The two following lots illustrate two very different types of Egyptian landscapes that Egpytian master Mahmoud Saïd painted. Both works were recently re-discovered and provide further insight into the Alexandrian painter's oeuvre.
The first one, depicting a village scene on the front an a seascape on the reverse, is a rare example from Mahmoud Sa<->d's early years. Originally in the collection of Baghat El-Batanouny, Mahmoud Saïd's cousin who had married Fardous Hamada, daughter of Zeinab Hanem Mazloum, this delightful bright landscape represents most probably a village near Mansourah, where Saïd began his career as a lawyer. Painted in 1923, shortly after he came back from his trips to Europe, this village scene reveals Saïd's familiarity with the work of the French Impressionists such as Pierre-Auguste Renoir, Alfred Sisley and Camille Pissarro, which he would have seen when he studied in Paris a few years earlier. Although executed with Impressionistic brushtrokes, Saïd's focus is on the effect of light created by the juxtaposition of carefully selected colours. His palette is dominated by a warm terracotta colour, a luminous white and grey, an olive green, all set against a vibrant light turquoise sky. The latter takes over most of the surface on the reverse for Saïd's seascape, with a wide range of nuances of this turquoise pigment. An early example of Saïd's oeuvre, it already announces the artist mastery of colour and of light.

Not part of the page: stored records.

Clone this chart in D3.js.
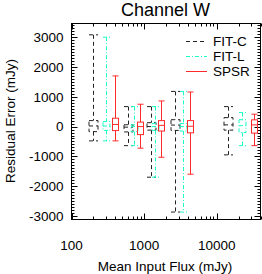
<!DOCTYPE html>
<html>
<head>
<meta charset="utf-8">
<script src="https://cdn.jsdelivr.net/npm/d3@7"></script>
<style>
  body { margin: 0; background: #fff; }
  text { font-family: "Liberation Sans", Arial, sans-serif; fill: #000; }
</style>
</head>
<body>
<svg id="chart" width="262" height="274"></svg>
<script>
// series names + per-series box stats (mJy)
const seriesNames = ["FIT-C", "FIT-L", "SPSR"];

const fluxFitC   = [200, 594, 1245, 2690, 14300];
const hiFitC     = [3080, 670, 670, 1180, 670];
const q3FitC     = [200, 60, 130, 230, 300];
const medFitC    = [20, -20, 0, 50, 57];
const q1FitC     = [-170, -180, -120, -130, -120];
const loFitC     = [-480, -640, -1700, -2870, -950];

const fluxFitL   = [298, 719, 1426, 3436, 22280];
const hiFitL     = [3000, 670, 670, 1180, 470];
const q3FitL     = [170, 60, 100, 100, 230];
const medFitL    = [20, 0, 0, 0, 30];
const q1FitL     = [-130, -170, -130, -150, -200];
const loFitL     = [-480, -640, -1700, -2870, -640];

const fluxSpsr   = [397, 869, 1725, 4246, 32600];
const hiSpsr     = [1700, 750, 860, 1160, 415];
const q3Spsr     = [280, 150, 200, 200, 225];
const medSpsr    = [70, 0, 40, 10, 57];
const q1Spsr     = [-135, -270, -150, -210, -220];
const loSpsr     = [-480, -725, -1030, -1600, -640];

const yTickLabels = [3000, 2000, 1000, 0, -1000, -2000, -3000];
const xTickLabels = [100, 1000, 10000];

const svg = d3.select("#chart");
const plotL = 71.5, plotR = 260.5, plotT = 23.5, plotB = 219.5;

const x = d3.scaleLog().domain([100, 40000]).range([plotL, plotR]);
const y = d3.scaleLinear().domain([-3120, 3460]).range([plotB, plotT]);

// series styling
const styles = [
  {color: "#222", dash: "4,3", boxW: 9},
  {color: "#1affc6", dash: "4,2,1,2", boxW: 7},
  {color: "#ff2a2a", dash: null, boxW: 6}
];

const series = [
  {flux: fluxFitC, hi: hiFitC, q3: q3FitC, med: medFitC, q1: q1FitC, lo: loFitC},
  {flux: fluxFitL, hi: hiFitL, q3: q3FitL, med: medFitL, q1: q1FitL, lo: loFitL},
  {flux: fluxSpsr, hi: hiSpsr, q3: q3Spsr, med: medSpsr, q1: q1Spsr, lo: loSpsr}
];

/* frame */
svg.append("rect")
  .attr("x", plotL).attr("y", plotT)
  .attr("width", plotR - plotL).attr("height", plotB - plotT)
  .attr("fill", "none").attr("stroke", "#000").attr("stroke-width", 1);

/* x ticks (log, majors + minors), bottom and top */
const xMinor = [];
for (let d = 100; d < 40000; d *= 10)
  for (let k = 2; k <= 9; k++) if (d * k <= 40000) xMinor.push(d * k);

const tickG = svg.append("g").attr("stroke", "#000").attr("stroke-width", 1);
xTickLabels.forEach(v => {
  const px = Math.round(x(v)) + 0.5;
  tickG.append("line").attr("x1", px).attr("x2", px).attr("y1", plotB).attr("y2", plotB - 6);
  tickG.append("line").attr("x1", px).attr("x2", px).attr("y1", plotT).attr("y2", plotT + 6);
});
xMinor.forEach(v => {
  const px = Math.round(x(v)) + 0.5;
  tickG.append("line").attr("x1", px).attr("x2", px).attr("y1", plotB).attr("y2", plotB - 3);
  tickG.append("line").attr("x1", px).attr("x2", px).attr("y1", plotT).attr("y2", plotT + 3);
});

/* y ticks every 100, majors every 1000, left and right */
for (let v = -3100; v <= 3400; v += 100) {
  const py = Math.round(y(v)) + 0.5;
  const len = (v % 1000 === 0) ? 6 : 3;
  tickG.append("line").attr("x1", plotL).attr("x2", plotL + len).attr("y1", py).attr("y2", py);
  tickG.append("line").attr("x1", plotR).attr("x2", plotR - len).attr("y1", py).attr("y2", py);
}

/* tick labels */
svg.append("g").selectAll("text")
  .data(yTickLabels).enter().append("text")
  .attr("x", plotL - 8).attr("y", d => y(d))
  .attr("dy", "0.36em")
  .attr("text-anchor", "end")
  .attr("font-size", 13.5)
  .text(d => d);

svg.append("g").selectAll("text")
  .data(xTickLabels).enter().append("text")
  .attr("x", d => x(d)).attr("y", 245)
  .attr("dy", "0.36em")
  .attr("text-anchor", "middle")
  .attr("font-size", 13.5)
  .text(d => d);

/* titles */
svg.append("text").attr("x", 165.5).attr("y", 9.5).attr("dy", "0.36em")
  .attr("text-anchor", "middle").attr("font-size", 18).text("Channel W");
svg.append("text").attr("x", 165).attr("y", 266.5).attr("dy", "0.36em")
  .attr("text-anchor", "middle").attr("font-size", 13.5).text("Mean Input Flux (mJy)");
svg.append("text").attr("transform", "translate(10,121) rotate(-90)")
  .attr("dy", "0.36em")
  .attr("text-anchor", "middle").attr("font-size", 13.5).text("Residual Error (mJy)");

/* boxes */
series.forEach((s, si) => {
  const st = styles[si];
  const g = svg.append("g")
    .attr("stroke", st.color).attr("fill", "none").attr("stroke-width", 1)
    .attr("stroke-dasharray", st.dash);
  s.flux.forEach((f, i) => {
    const cx = Math.round(x(f)) + 0.5;
    const hw = st.boxW / 2;
    // whiskers
    g.append("line").attr("x1", cx).attr("x2", cx).attr("y1", y(s.hi[i])).attr("y2", y(s.q3[i]));
    g.append("line").attr("x1", cx).attr("x2", cx).attr("y1", y(s.q1[i])).attr("y2", y(s.lo[i]));
    // caps
    g.append("line").attr("x1", cx - hw).attr("x2", cx + hw).attr("y1", y(s.hi[i])).attr("y2", y(s.hi[i]));
    g.append("line").attr("x1", cx - hw).attr("x2", cx + hw).attr("y1", y(s.lo[i])).attr("y2", y(s.lo[i]));
    // box + median
    g.append("rect").attr("x", cx - hw).attr("y", y(s.q3[i]))
      .attr("width", st.boxW).attr("height", y(s.q1[i]) - y(s.q3[i]));
    g.append("line").attr("x1", cx - hw).attr("x2", cx + hw).attr("y1", y(s.med[i])).attr("y2", y(s.med[i]));
  });
});

/* legend */
const legend = svg.append("g");
seriesNames.forEach((name, i) => {
  const ly = 41.5 + i * 15;
  legend.append("line")
    .attr("x1", 186).attr("x2", 207).attr("y1", ly).attr("y2", ly)
    .attr("stroke", styles[i].color).attr("stroke-width", 1)
    .attr("stroke-dasharray", styles[i].dash);
  legend.append("text").attr("x", 213).attr("y", ly).attr("dy", "0.36em")
    .attr("font-size", 13.5).text(name);
});
</script>
</body>
</html>
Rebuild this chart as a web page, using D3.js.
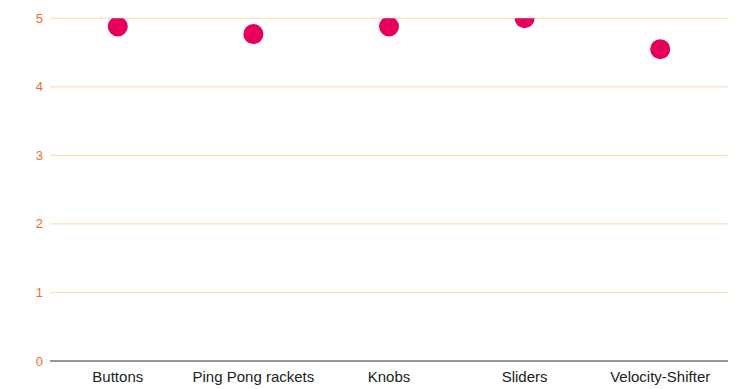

'I had been in many locations around my country, because of my job and my art tourism, and because we were landowners in my family, I supervised and visited these lands from time to time. At the beginning of my career, when I worked in Mansoura, I painted this oeuvre with the Impressionist style; the style that I had adopted back then (...) our beloved Egyptian countryside has been the source of prosperity for us and the artistic inspiration to many of our oeuvres.' (M.Saïd, 'Memoirs from my Paintings', in E.Dawastashy, One Hundred Years of Creativity, Cairo, 1997; translated from Arabic by Suzanne Beltagy).